━━ Information shown ━━

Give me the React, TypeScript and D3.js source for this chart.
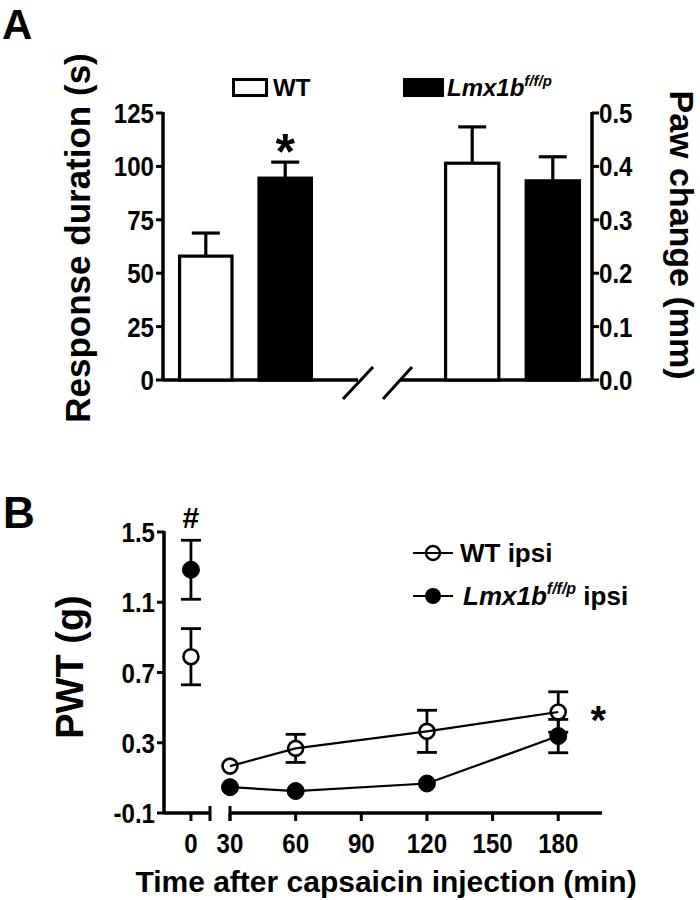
import React from "react";
import * as d3 from "d3";

// ---------- Panel A data ----------
const genotypes = ["WT", "Lmx1b"];
const durationMean = [58, 94.5];
const durationSem = [10.8, 7.5];
const pawMean = [0.406, 0.373];
const pawSem = [0.068, 0.045];
const durationTicks = [0, 25, 50, 75, 100, 125];
const pawTicks = [0, 0.1, 0.2, 0.3, 0.4, 0.5];

// ---------- Panel B data ----------
const timesB = [0, 30, 60, 120, 180];
const wtMean = [0.79, 0.167, 0.268, 0.365, 0.475];
const wtSem = [0.16, 0.02, 0.08, 0.12, 0.115];
const koMean = [1.285, 0.047, 0.025, 0.068, 0.338];
const koSem = [0.168, 0.015, 0.015, 0.015, 0.095];
const pwtTicks = [-0.1, 0.3, 0.7, 1.1, 1.5];
const timeTicks = [0, 30, 60, 90, 120, 150, 180];

const FONT = "'Liberation Sans', Arial, sans-serif";
const NARROW = 0.86;

function TickText(props: {
  x: number;
  y: number;
  anchor: "start" | "middle" | "end";
  dy?: string;
  children: React.ReactNode;
}) {
  return (
    <text
      transform={`translate(${props.x},${props.y}) scale(${NARROW},1)`}
      dy={props.dy}
      fontSize={28}
      textAnchor={props.anchor}
    >
      {props.children}
    </text>
  );
}

export default function App() {
  // Panel A scales
  const yDur = d3.scaleLinear().domain([0, 125]).range([380, 113]);
  const yPaw = d3.scaleLinear().domain([0, 0.5]).range([380, 113]);
  const xL = d3.scaleBand().domain(genotypes).range([178, 313]).paddingInner(0.3);
  const xR = d3.scaleBand().domain(genotypes).range([444, 581]).paddingInner(0.3);
  const baseA = yDur(0);
  const sw = 3.2;

  // Panel B scales
  const yB = d3.scaleLinear().domain([-0.1, 1.5]).range([813, 532]);
  const xB = d3.scaleLinear().domain([30, 200]).range([230, 602]);
  const xB0 = d3.scaleLinear().domain([-12.3, 8.7]).range([164, 210]);
  const xPos = (t: number) => (t < 30 ? xB0(t) : xB(t));
  const baseB = yB(-0.1);
  const r = 8;

  const bars = (
    xs: d3.ScaleBand<string>,
    ys: d3.ScaleLinear<number, number>,
    means: number[],
    sems: number[]
  ) =>
    genotypes.map((g, i) => {
      const x = xs(g)!;
      const w = xs.bandwidth();
      const cx = x + w / 2;
      const yt = ys(means[i]);
      const ye = ys(means[i] + sems[i]);
      return (
        <g key={g}>
          <line x1={cx} x2={cx} y1={yt} y2={ye} stroke="#000" strokeWidth={sw} />
          <line x1={cx - 14} x2={cx + 14} y1={ye} y2={ye} stroke="#000" strokeWidth={sw} />
          <rect
            x={x + sw / 2}
            y={yt}
            width={w - sw}
            height={baseA - yt}
            fill={i === 0 ? "#fff" : "#000"}
            stroke="#000"
            strokeWidth={sw}
          />
        </g>
      );
    });

  const series = (means: number[], sems: number[], filled: boolean) => {
    const pts = timesB.map((t, i) => ({ t, m: means[i], s: sems[i] }));
    const linePts = pts.filter((p) => p.t >= 30);
    const line = d3
      .line<{ t: number; m: number }>()
      .x((d) => xPos(d.t))
      .y((d) => yB(d.m));
    return (
      <g>
        <path d={line(linePts) || ""} fill="none" stroke="#000" strokeWidth={2.2} />
        {pts.map((p, i) => {
          const cx = xPos(p.t);
          const cy = yB(p.m);
          const up = yB(p.m + p.s);
          const dn = yB(p.m - p.s);
          const show = cy - up > r + 1;
          return (
            <g key={i}>
              {show && (
                <>
                  <line x1={cx} x2={cx} y1={cy - r} y2={up} stroke="#000" strokeWidth={2.8} />
                  <line x1={cx} x2={cx} y1={cy + r} y2={dn} stroke="#000" strokeWidth={2.8} />
                  <line x1={cx - 10} x2={cx + 10} y1={up} y2={up} stroke="#000" strokeWidth={2.8} />
                  <line x1={cx - 10} x2={cx + 10} y1={dn} y2={dn} stroke="#000" strokeWidth={2.8} />
                </>
              )}
              <circle
                cx={cx}
                cy={cy}
                r={filled ? r + 0.5 : r - 0.5}
                fill={filled ? "#000" : "none"}
                stroke="#000"
                strokeWidth={filled ? 1 : 2.6}
              />
            </g>
          );
        })}
      </g>
    );
  };

  return (
    <svg
      width={700}
      height={900}
      style={{ position: "absolute", left: 0, top: 0, background: "#fff" }}
      fontFamily={FONT}
      fontWeight="bold"
    >
      <rect x={0} y={0} width={700} height={900} fill="#fff" />

      {/* ================= Panel A ================= */}
      <text x={2} y={39} fontSize={42}>A</text>

      {/* legend */}
      <rect x={233.5} y={79.5} width={33} height={16} fill="#fff" stroke="#000" strokeWidth={3} />
      <text x={273} y={96} fontSize={24}>WT</text>
      <rect x={403} y={78} width={41} height={19} fill="#000" />
      <text x={447} y={96} fontSize={24} fontStyle="italic">
        Lmx1b
        <tspan dy={-10} fontSize={15}>f/f/p</tspan>
      </text>

      {/* left axis */}
      <line x1={163} x2={163} y1={yDur(125) - 1} y2={baseA} stroke="#000" strokeWidth={3.5} />
      {durationTicks.map((t) => (
        <g key={t}>
          <line x1={156} x2={163} y1={yDur(t)} y2={yDur(t)} stroke="#000" strokeWidth={3} />
          <TickText x={154} y={yDur(t)} dy="0.36em" anchor="end">
            {t}
          </TickText>
        </g>
      ))}
      <text transform={`translate(90,238) rotate(-90)`} fontSize={35} textAnchor="middle">
        Response duration (s)
      </text>

      {/* right axis */}
      <line x1={592} x2={592} y1={yPaw(0.5) - 1} y2={baseA} stroke="#000" strokeWidth={3.5} />
      {pawTicks.map((t) => (
        <g key={t}>
          <line x1={592} x2={599} y1={yPaw(t)} y2={yPaw(t)} stroke="#000" strokeWidth={3} />
          <TickText x={599} y={yPaw(t)} dy="0.36em" anchor="start">
            {t.toFixed(1)}
          </TickText>
        </g>
      ))}
      <text transform={`translate(670,235) rotate(90)`} fontSize={34} textAnchor="middle">
        Paw change (mm)
      </text>

      {/* baseline with break */}
      <line x1={163} x2={358} y1={baseA} y2={baseA} stroke="#000" strokeWidth={3.5} />
      <line x1={400} x2={592} y1={baseA} y2={baseA} stroke="#000" strokeWidth={3.5} />
      <line x1={343} y1={399} x2={373} y2={367} stroke="#000" strokeWidth={3} />
      <line x1={383} y1={399} x2={412} y2={367} stroke="#000" strokeWidth={3} />

      {bars(xL, yDur, durationMean, durationSem)}
      {bars(xR, yPaw, pawMean, pawSem)}

      <text
        x={(xL("Lmx1b") || 0) + xL.bandwidth() / 2}
        y={169}
        fontSize={50}
        textAnchor="middle"
      >
        *
      </text>

      {/* ================= Panel B ================= */}
      <text x={3} y={528} fontSize={44}>B</text>

      {/* y axis */}
      <line x1={164} x2={164} y1={yB(1.5) - 1} y2={baseB} stroke="#000" strokeWidth={3.5} />
      {pwtTicks.map((t) => (
        <g key={t}>
          <line x1={157} x2={164} y1={yB(t)} y2={yB(t)} stroke="#000" strokeWidth={3} />
          <TickText x={155} y={yB(t)} dy="0.36em" anchor="end">
            {t.toFixed(1)}
          </TickText>
        </g>
      ))}
      <text transform={`translate(83,667) rotate(-90)`} fontSize={38} textAnchor="middle">
        PWT (g)
      </text>

      {/* x axis with break */}
      <line x1={164} x2={210} y1={baseB} y2={baseB} stroke="#000" strokeWidth={3.5} />
      <line x1={210} x2={210} y1={baseB - 7} y2={baseB + 8} stroke="#000" strokeWidth={3} />
      <line x1={230} x2={602} y1={baseB} y2={baseB} stroke="#000" strokeWidth={3.5} />
      <line x1={230} x2={230} y1={baseB - 7} y2={baseB + 8} stroke="#000" strokeWidth={3} />
      {timeTicks.map((t) => (
        <g key={t}>
          <line x1={xPos(t)} x2={xPos(t)} y1={baseB} y2={baseB + 8} stroke="#000" strokeWidth={3} />
          <TickText x={xPos(t)} y={853} anchor="middle">
            {t}
          </TickText>
        </g>
      ))}
      <text x={386} y={892} fontSize={30} textAnchor="middle">
        Time after capsaicin injection (min)
      </text>

      {series(koMean, koSem, true)}
      {series(wtMean, wtSem, false)}

      <text x={xPos(0)} y={528} fontSize={30} textAnchor="middle">#</text>
      <text x={xB(180) + 40} y={734} fontSize={40} textAnchor="middle">*</text>

      {/* legend B */}
      <line x1={413} x2={453} y1={553} y2={553} stroke="#000" strokeWidth={2.2} />
      <circle cx={433} cy={553} r={7} fill="none" stroke="#000" strokeWidth={2.4} />
      <text x={460} y={562} fontSize={26}>WT ipsi</text>
      <line x1={413} x2={453} y1={596} y2={596} stroke="#000" strokeWidth={2.2} />
      <circle cx={433} cy={596} r={8} fill="#000" />
      <text x={463} y={605} fontSize={26}>
        <tspan fontStyle="italic">Lmx1b</tspan>
        <tspan dy={-11} fontSize={16} fontStyle="italic">f/f/p</tspan>
        <tspan dy={11}> ipsi</tspan>
      </text>
    </svg>
  );
}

━━━

[Problem requirements] Your task is to restate word for word the lines from the top of the data to the line containing "const sw = 3.2;", both ends included, with every picture left out.

[Problem solution]
Give me the React, TypeScript and D3.js source for this chart.
import React from "react";
import * as d3 from "d3";

// ---------- Panel A data ----------
const genotypes = ["WT", "Lmx1b"];
const durationMean = [58, 94.5];
const durationSem = [10.8, 7.5];
const pawMean = [0.406, 0.373];
const pawSem = [0.068, 0.045];
const durationTicks = [0, 25, 50, 75, 100, 125];
const pawTicks = [0, 0.1, 0.2, 0.3, 0.4, 0.5];

// ---------- Panel B data ----------
const timesB = [0, 30, 60, 120, 180];
const wtMean = [0.79, 0.167, 0.268, 0.365, 0.475];
const wtSem = [0.16, 0.02, 0.08, 0.12, 0.115];
const koMean = [1.285, 0.047, 0.025, 0.068, 0.338];
const koSem = [0.168, 0.015, 0.015, 0.015, 0.095];
const pwtTicks = [-0.1, 0.3, 0.7, 1.1, 1.5];
const timeTicks = [0, 30, 60, 90, 120, 150, 180];

const FONT = "'Liberation Sans', Arial, sans-serif";
const NARROW = 0.86;

function TickText(props: {
  x: number;
  y: number;
  anchor: "start" | "middle" | "end";
  dy?: string;
  children: React.ReactNode;
}) {
  return (
    <text
      transform={`translate(${props.x},${props.y}) scale(${NARROW},1)`}
      dy={props.dy}
      fontSize={28}
      textAnchor={props.anchor}
    >
      {props.children}
    </text>
  );
}

export default function App() {
  // Panel A scales
  const yDur = d3.scaleLinear().domain([0, 125]).range([380, 113]);
  const yPaw = d3.scaleLinear().domain([0, 0.5]).range([380, 113]);
  const xL = d3.scaleBand().domain(genotypes).range([178, 313]).paddingInner(0.3);
  const xR = d3.scaleBand().domain(genotypes).range([444, 581]).paddingInner(0.3);
  const baseA = yDur(0);
  const sw = 3.2;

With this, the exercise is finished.